-- BEGIN --
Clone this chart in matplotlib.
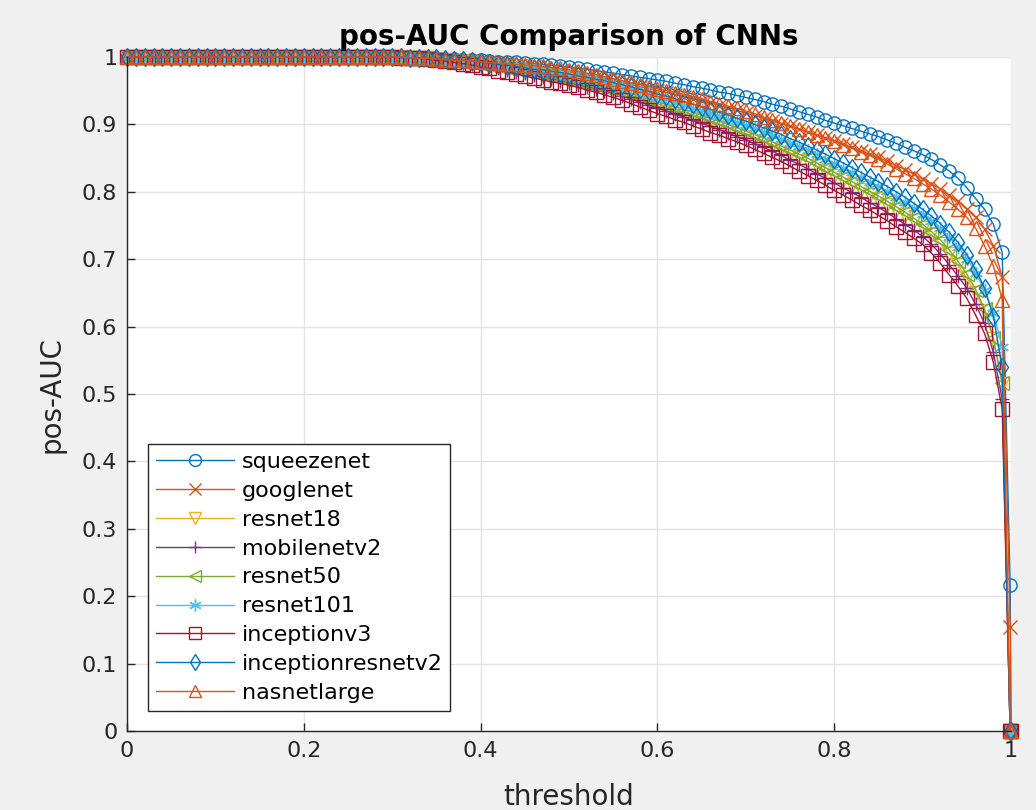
-- END --
-- BEGIN --
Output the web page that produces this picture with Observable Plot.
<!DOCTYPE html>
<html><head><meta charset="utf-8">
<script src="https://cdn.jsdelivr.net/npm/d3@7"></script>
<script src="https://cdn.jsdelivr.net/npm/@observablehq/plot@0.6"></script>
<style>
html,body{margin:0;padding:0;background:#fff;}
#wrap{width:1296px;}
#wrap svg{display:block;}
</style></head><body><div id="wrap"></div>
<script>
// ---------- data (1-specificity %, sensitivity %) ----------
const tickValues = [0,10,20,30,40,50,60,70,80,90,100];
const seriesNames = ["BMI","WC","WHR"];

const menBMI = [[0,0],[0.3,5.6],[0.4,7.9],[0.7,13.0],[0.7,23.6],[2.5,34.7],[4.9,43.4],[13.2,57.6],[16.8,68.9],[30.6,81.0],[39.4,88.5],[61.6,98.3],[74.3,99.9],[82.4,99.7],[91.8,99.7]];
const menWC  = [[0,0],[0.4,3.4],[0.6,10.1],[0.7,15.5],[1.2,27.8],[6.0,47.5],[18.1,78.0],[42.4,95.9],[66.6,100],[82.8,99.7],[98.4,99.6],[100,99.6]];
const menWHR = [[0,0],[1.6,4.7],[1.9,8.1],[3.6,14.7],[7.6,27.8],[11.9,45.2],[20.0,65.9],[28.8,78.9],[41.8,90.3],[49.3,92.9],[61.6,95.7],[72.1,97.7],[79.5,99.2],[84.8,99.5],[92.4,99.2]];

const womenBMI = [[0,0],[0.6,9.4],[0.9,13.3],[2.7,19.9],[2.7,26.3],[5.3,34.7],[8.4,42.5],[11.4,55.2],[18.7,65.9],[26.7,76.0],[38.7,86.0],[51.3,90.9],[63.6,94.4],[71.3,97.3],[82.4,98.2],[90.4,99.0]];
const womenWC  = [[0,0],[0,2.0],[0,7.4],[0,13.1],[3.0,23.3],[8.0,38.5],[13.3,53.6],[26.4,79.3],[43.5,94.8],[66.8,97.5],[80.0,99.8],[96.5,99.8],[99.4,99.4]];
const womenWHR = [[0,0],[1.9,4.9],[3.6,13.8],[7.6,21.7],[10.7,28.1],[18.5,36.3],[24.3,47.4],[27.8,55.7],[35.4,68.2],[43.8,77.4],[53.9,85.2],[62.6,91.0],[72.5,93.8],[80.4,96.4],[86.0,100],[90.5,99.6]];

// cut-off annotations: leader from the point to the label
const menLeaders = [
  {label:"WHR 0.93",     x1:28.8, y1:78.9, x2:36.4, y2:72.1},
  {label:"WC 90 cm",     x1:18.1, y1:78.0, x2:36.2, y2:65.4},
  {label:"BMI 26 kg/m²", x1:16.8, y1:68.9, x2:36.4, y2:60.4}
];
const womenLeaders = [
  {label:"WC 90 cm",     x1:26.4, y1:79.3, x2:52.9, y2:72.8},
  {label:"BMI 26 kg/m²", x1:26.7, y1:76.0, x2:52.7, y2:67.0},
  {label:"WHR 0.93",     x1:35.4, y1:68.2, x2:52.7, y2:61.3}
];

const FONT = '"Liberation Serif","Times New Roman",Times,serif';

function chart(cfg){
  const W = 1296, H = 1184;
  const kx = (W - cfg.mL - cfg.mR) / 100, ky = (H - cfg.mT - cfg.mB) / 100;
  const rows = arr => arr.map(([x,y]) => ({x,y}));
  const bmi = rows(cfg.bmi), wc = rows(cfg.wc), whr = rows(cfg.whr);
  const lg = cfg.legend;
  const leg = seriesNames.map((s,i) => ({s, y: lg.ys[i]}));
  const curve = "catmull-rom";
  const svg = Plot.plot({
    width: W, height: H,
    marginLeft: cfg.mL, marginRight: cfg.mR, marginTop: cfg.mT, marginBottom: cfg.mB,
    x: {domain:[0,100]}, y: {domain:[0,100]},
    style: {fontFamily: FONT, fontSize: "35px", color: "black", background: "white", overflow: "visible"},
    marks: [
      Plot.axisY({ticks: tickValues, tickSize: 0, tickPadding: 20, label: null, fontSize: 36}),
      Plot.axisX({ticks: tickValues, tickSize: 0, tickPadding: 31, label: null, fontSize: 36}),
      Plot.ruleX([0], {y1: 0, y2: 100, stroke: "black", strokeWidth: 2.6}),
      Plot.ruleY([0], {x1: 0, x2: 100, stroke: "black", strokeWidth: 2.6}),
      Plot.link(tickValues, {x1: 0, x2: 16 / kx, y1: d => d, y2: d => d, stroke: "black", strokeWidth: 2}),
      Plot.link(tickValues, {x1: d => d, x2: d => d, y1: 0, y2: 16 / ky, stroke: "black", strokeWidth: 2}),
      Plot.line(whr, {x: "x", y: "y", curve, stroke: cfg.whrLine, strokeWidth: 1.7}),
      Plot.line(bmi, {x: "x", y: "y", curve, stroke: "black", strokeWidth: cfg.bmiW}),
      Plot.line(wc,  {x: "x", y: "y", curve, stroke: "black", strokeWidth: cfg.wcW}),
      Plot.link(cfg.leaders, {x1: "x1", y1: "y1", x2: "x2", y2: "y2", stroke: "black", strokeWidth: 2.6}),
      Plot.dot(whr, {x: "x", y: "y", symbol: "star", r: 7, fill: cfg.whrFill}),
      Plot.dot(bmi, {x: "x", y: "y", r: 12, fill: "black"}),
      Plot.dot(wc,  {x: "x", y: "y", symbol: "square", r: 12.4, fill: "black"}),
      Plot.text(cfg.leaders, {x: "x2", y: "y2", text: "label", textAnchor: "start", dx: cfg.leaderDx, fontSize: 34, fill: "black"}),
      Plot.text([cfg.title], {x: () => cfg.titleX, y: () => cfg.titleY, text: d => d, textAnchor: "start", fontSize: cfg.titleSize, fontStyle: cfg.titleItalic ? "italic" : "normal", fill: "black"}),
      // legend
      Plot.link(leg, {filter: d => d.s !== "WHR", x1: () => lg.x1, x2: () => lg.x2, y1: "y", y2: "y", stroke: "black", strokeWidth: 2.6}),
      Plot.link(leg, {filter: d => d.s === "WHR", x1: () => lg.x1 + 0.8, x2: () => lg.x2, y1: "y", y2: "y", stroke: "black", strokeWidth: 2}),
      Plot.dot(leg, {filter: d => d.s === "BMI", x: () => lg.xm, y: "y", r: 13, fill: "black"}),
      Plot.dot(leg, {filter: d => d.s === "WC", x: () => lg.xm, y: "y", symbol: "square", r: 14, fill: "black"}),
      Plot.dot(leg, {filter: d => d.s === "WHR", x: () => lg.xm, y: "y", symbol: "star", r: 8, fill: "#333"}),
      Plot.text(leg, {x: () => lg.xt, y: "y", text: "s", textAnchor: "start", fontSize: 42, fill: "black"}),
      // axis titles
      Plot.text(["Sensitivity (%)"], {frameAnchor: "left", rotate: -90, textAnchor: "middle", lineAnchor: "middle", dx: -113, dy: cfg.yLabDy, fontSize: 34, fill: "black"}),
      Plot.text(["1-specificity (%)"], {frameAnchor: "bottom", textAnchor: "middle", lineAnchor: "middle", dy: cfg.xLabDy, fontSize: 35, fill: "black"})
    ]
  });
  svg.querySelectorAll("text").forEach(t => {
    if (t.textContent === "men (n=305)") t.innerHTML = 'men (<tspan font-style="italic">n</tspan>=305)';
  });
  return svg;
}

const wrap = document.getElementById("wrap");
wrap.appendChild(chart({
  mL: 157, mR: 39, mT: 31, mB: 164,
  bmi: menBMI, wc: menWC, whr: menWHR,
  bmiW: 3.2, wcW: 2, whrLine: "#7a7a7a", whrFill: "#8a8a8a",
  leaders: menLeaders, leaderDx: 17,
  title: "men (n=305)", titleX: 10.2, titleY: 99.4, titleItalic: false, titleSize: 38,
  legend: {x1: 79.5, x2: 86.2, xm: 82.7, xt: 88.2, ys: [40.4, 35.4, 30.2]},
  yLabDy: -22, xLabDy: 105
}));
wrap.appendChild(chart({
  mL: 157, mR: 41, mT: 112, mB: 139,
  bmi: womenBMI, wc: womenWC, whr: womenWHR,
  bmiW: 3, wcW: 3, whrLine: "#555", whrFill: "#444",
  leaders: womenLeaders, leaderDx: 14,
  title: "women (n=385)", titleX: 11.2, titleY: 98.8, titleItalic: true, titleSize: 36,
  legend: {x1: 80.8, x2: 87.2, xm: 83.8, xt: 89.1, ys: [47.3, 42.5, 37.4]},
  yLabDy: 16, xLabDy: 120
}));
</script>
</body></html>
-- END --
-- BEGIN --
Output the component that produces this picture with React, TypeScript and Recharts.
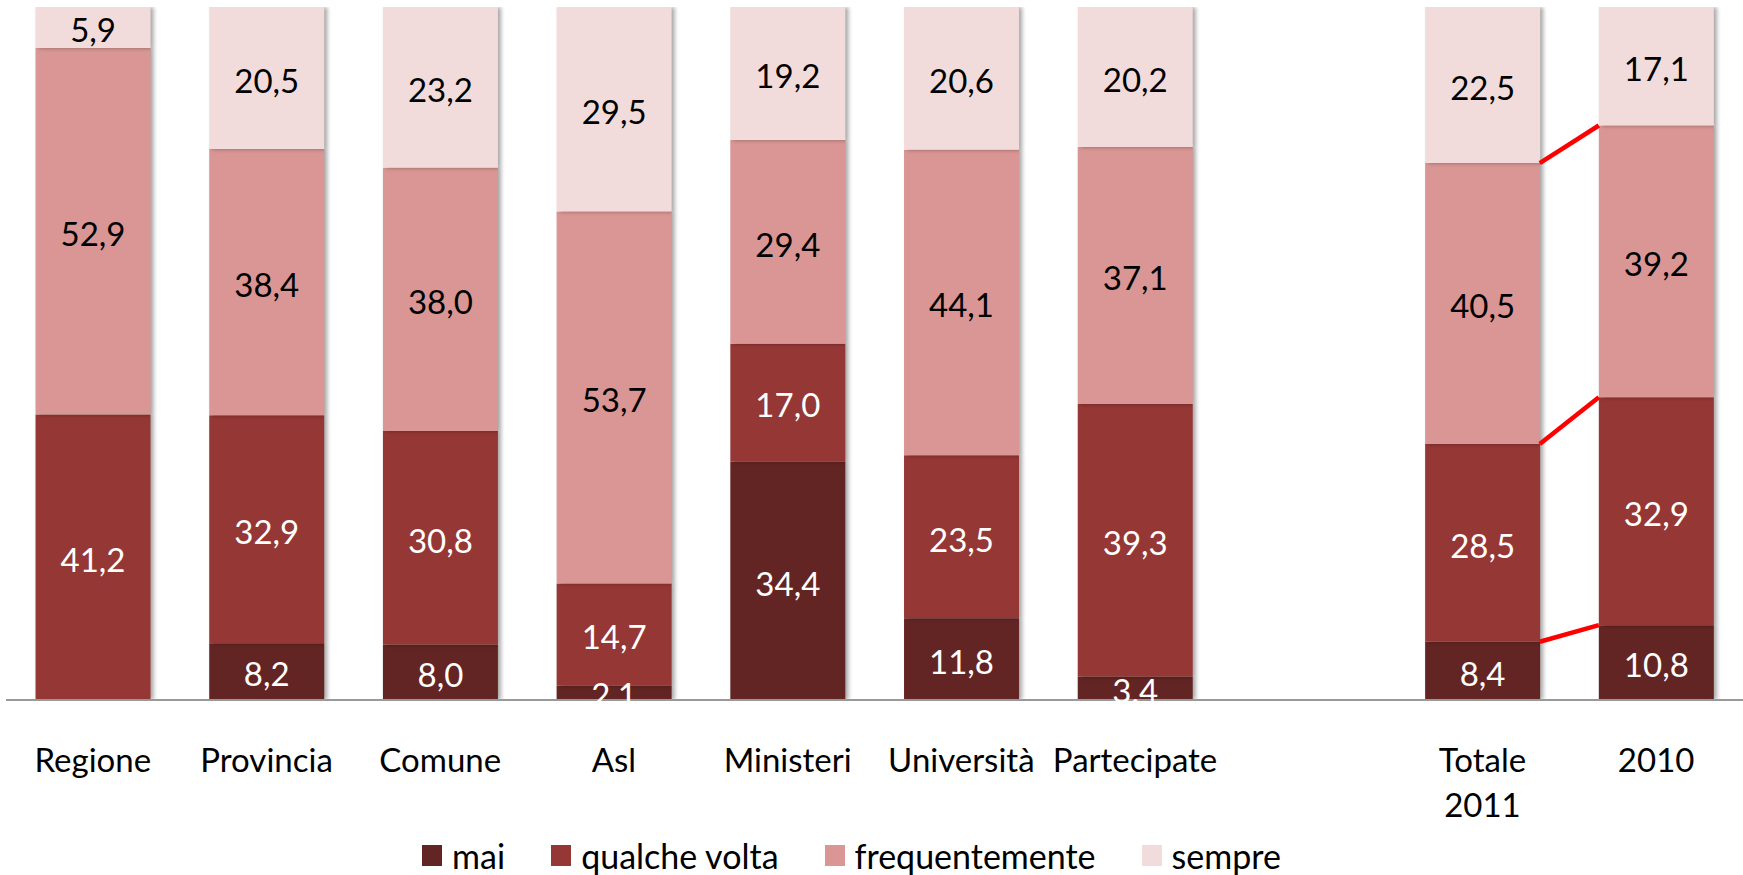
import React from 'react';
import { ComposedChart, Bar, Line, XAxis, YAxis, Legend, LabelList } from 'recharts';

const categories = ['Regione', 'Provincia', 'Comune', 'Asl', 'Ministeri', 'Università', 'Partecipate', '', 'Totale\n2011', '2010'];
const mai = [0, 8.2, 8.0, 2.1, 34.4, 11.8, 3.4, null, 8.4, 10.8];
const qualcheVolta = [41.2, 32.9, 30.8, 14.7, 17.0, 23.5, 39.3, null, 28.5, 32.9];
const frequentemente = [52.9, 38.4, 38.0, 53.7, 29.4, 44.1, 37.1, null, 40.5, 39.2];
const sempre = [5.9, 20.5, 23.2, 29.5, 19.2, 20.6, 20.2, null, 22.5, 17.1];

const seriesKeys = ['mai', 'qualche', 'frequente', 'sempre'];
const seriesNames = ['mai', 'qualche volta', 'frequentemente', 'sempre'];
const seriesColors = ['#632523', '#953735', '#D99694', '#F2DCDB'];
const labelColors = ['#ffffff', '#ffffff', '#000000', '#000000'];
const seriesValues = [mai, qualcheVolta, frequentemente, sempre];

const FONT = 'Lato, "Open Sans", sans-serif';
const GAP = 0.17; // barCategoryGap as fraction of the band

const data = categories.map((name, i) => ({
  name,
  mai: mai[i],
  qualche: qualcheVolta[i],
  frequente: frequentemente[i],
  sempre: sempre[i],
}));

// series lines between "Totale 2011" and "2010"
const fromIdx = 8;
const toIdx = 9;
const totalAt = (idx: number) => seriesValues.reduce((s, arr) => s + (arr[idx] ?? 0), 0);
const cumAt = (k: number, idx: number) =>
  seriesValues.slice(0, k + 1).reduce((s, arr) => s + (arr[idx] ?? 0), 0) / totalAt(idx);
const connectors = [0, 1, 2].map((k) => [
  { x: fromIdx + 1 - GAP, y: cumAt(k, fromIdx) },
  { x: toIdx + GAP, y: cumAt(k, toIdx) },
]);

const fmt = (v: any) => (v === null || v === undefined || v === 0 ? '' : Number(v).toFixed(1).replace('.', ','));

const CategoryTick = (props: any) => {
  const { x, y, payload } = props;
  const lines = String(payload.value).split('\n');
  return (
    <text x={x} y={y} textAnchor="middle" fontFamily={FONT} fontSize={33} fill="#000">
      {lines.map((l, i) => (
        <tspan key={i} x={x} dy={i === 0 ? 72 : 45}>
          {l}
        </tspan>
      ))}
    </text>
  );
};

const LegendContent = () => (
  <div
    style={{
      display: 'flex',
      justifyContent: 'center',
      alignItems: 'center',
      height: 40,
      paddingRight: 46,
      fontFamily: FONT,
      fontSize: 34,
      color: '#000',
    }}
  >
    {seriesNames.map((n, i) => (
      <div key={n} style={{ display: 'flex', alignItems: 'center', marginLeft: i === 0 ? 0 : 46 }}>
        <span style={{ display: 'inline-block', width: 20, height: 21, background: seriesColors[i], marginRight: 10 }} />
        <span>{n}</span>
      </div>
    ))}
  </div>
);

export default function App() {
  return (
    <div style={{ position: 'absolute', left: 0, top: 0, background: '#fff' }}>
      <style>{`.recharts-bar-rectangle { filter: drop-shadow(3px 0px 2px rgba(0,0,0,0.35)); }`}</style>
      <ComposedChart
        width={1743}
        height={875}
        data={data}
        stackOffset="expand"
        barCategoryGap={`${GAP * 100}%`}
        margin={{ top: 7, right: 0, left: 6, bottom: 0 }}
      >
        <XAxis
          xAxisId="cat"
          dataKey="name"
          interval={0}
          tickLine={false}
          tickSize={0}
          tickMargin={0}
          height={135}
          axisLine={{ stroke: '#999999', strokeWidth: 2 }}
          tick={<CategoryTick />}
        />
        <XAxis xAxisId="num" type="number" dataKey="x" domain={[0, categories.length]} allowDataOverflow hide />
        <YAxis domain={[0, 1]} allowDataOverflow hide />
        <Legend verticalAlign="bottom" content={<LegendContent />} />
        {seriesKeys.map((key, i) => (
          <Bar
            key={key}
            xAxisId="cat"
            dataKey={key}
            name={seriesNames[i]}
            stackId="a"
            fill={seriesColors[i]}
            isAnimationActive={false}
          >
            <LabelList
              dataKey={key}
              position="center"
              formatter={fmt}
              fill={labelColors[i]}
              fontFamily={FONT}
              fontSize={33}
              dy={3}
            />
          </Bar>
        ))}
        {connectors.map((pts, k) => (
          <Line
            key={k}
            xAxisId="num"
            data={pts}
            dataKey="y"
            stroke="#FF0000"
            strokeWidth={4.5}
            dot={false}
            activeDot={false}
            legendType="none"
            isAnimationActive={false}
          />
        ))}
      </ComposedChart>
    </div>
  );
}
-- END --
**Request:**
Scan the listing above. Gather each line that contains the word "picture".

**In response:**
Output the web page that produces this picture with Observable Plot.
Output the component that produces this picture with React, TypeScript and Recharts.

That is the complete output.